Example 1: Resultant Force

Two forces act on an object: F₁ = (5, 3) N and F₂ = (-2, 4) N. Find the resultant force and its magnitude.

Resultant = F₁ + F₂ = (5 + (-2), 3 + 4) = (3, 7) N

Magnitude = √(9 + 49) = √58 ≈ 7.62 N

Example 2: Finding a Vector

Given A(2, 1) and B(5, 6), find: (a) the vector AB (b) the magnitude of AB (c) the unit vector in the direction of AB

(a) AB = (5 - 2, 6 - 1) = (3, 5)

(b) |AB| = √(9 + 25) = √34

Example 3: Velocity

A boat moves with velocity v = (4, 3) km/h.

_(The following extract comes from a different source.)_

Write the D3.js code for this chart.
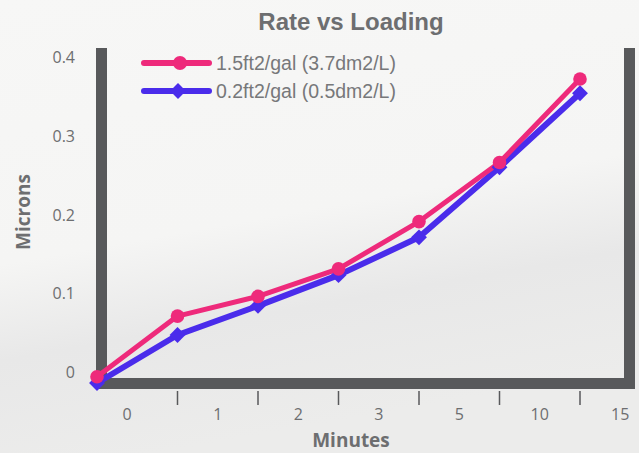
<!DOCTYPE html>
<html>
<head>
<meta charset="utf-8">
<script src="https://cdn.jsdelivr.net/npm/d3@7"></script>
<style>
  body { margin: 0; background: #f6f6f5; }
  svg { display: block; }
</style>
</head>
<body>
<div id="chart"></div>
<script>
// data
var minutes = ["0", "1", "2", "3", "5", "10", "15"]
var seriesNames = ["1.5ft2/gal (3.7dm2/L)", "0.2ft2/gal (0.5dm2/L)"]
var pinkVals = [-0.006, 0.071, 0.096, 0.131, 0.191, 0.266, 0.372]
var blueVals = [-0.014, 0.047, 0.084, 0.123, 0.171, 0.26, 0.354]
var yTicks = [0, 0.1, 0.2, 0.3, 0.4]

var svgSize = { width: 639, height: 453 }
var colors = { pink: "#ee2a7b", blue: "#4a2ceb", axis: "#58595b", text: "#6d6e70" }

var svg = d3.select("#chart").append("svg")
    .attr("width", svgSize.width)
    .attr("height", svgSize.height)

// background with soft grey diagonal band
var defs = svg.append("defs")
var grad = defs.append("linearGradient").attr("id", "bg")
    .attr("x1", "0").attr("y1", "0").attr("x2", "0.25").attr("y2", "1")
grad.append("stop").attr("offset", "0").attr("stop-color", "#f7f7f6")
grad.append("stop").attr("offset", "0.55").attr("stop-color", "#f5f5f4")
grad.append("stop").attr("offset", "0.75").attr("stop-color", "#e8e8e8")
grad.append("stop").attr("offset", "1").attr("stop-color", "#ececeb")
svg.append("rect").attr("width", svgSize.width).attr("height", svgSize.height).attr("fill", "url(#bg)")

var xScale = d3.scalePoint().domain(minutes).range([97, 580])
var yScale = d3.scaleLinear().domain([0, 0.4]).range([372, 57])
var step = xScale.step()

// frame bars
var frame = svg.append("g")
frame.append("rect").attr("x", 96).attr("y", 48).attr("width", 11).attr("height", 341).attr("fill", colors.axis)
frame.append("rect").attr("x", 624).attr("y", 48).attr("width", 11).attr("height", 341).attr("fill", colors.axis)
frame.append("rect").attr("x", 96).attr("y", 378).attr("width", 539).attr("height", 11).attr("fill", colors.axis)

// x ticks and labels
var xAxis = svg.append("g").attr("id", "xAxis")
xAxis.selectAll("line").data(minutes.slice(1)).enter().append("line")
    .attr("x1", d => xScale(d)).attr("x2", d => xScale(d))
    .attr("y1", 391).attr("y2", 405)
    .attr("stroke", colors.axis).attr("stroke-width", 1.5)
xAxis.selectAll("text").data(minutes).enter().append("text")
    .attr("x", (d, i) => i == 0 ? xScale(d) + 30 : xScale(d) + step / 2)
    .attr("y", 420)
    .attr("text-anchor", "middle")
    .style("font-family", "'Open Sans', sans-serif").style("font-size", "16px")
    .style("fill", colors.text)
    .text(d => d)

// y labels
var yAxis = svg.append("g").attr("id", "yAxis")
yAxis.selectAll("text").data(yTicks).enter().append("text")
    .attr("x", 75).attr("y", d => yScale(d) + 6)
    .attr("text-anchor", "end")
    .style("font-family", "'Open Sans', sans-serif").style("font-size", "16px")
    .style("fill", colors.text)
    .text(d => d == 0 ? "0" : d3.format(".1f")(d))

// titles
svg.append("text").attr("x", 351).attr("y", 30).attr("text-anchor", "middle")
    .style("font-family", "'Liberation Sans', Arial, sans-serif").style("font-size", "24px").style("font-weight", "bold")
    .style("fill", colors.text).text("Rate vs Loading")
svg.append("text").attr("x", 351).attr("y", 447).attr("text-anchor", "middle")
    .style("font-family", "'Open Sans', sans-serif").style("font-size", "19px").style("font-weight", "bold")
    .style("fill", colors.text).text("Minutes")
svg.append("text").attr("transform", "translate(30,212) rotate(-90)").attr("text-anchor", "middle")
    .style("font-family", "'Open Sans', sans-serif").style("font-size", "19px").style("font-weight", "bold")
    .style("fill", colors.text).text("Microns")

// lines
var line = d3.line().x((d, i) => xScale(minutes[i])).y(d => yScale(d))
var chartData = svg.append("g").attr("id", "chartData")
chartData.append("path").datum(blueVals).attr("d", line)
    .attr("fill", "none").attr("stroke", colors.blue).attr("stroke-width", 6).attr("stroke-linejoin", "round")
chartData.append("path").datum(pinkVals).attr("d", line)
    .attr("fill", "none").attr("stroke", colors.pink).attr("stroke-width", 5).attr("stroke-linejoin", "round")

var diamond = d3.symbol().type(d3.symbolDiamond2).size(160)
chartData.selectAll(".blue").data(blueVals).enter().append("path")
    .attr("class", "blue")
    .attr("transform", (d, i) => "translate(" + xScale(minutes[i]) + "," + yScale(d) + ")")
    .attr("d", diamond).attr("fill", colors.blue)
chartData.selectAll(".pink").data(pinkVals).enter().append("circle")
    .attr("class", "pink")
    .attr("cx", (d, i) => xScale(minutes[i])).attr("cy", d => yScale(d))
    .attr("r", 6.8).attr("fill", colors.pink)

// legend
var legend = svg.append("g").attr("id", "legend")
var legendRows = [
    { name: seriesNames[0], color: colors.pink, y: 63, shape: "circle" },
    { name: seriesNames[1], color: colors.blue, y: 91, shape: "diamond" }
]
legendRows.forEach(r => {
    legend.append("line").attr("x1", 144).attr("x2", 209).attr("y1", r.y).attr("y2", r.y)
        .attr("stroke", r.color).attr("stroke-width", 6).attr("stroke-linecap", "round")
    if (r.shape == "circle") {
        legend.append("circle").attr("cx", 180).attr("cy", r.y).attr("r", 7).attr("fill", r.color)
    } else {
        legend.append("path").attr("transform", "translate(178," + r.y + ")").attr("d", diamond).attr("fill", r.color)
    }
    legend.append("text").attr("x", 216).attr("y", r.y + 7)
        .style("font-family", "'Liberation Sans', Arial, sans-serif").style("font-size", "19.5px")
        .style("fill", "#77787a").text(r.name)
})
</script>
</body>
</html>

Find the speed of the boat and the direction of travel.

Speed = |v| = √(16 + 9) = √25 = 5 km/h

Direction: tan θ = 3/4, so θ = arctan(0.75) ≈ 36.9° from the positive x-direction.

Summary

Vectors have magnitude and direction; scalars have only magnitude.
Column vector notation: a = (x, y). Also written as xi + yj.
Magnitude: |a| = √(x² + y²).
Unit vector: â = a/|a| (magnitude 1).
Addition: add components. Subtraction: subtract components.
Scalar multiplication: multiply each component by the scalar.
Parallel vectors: one is a scalar multiple of the other.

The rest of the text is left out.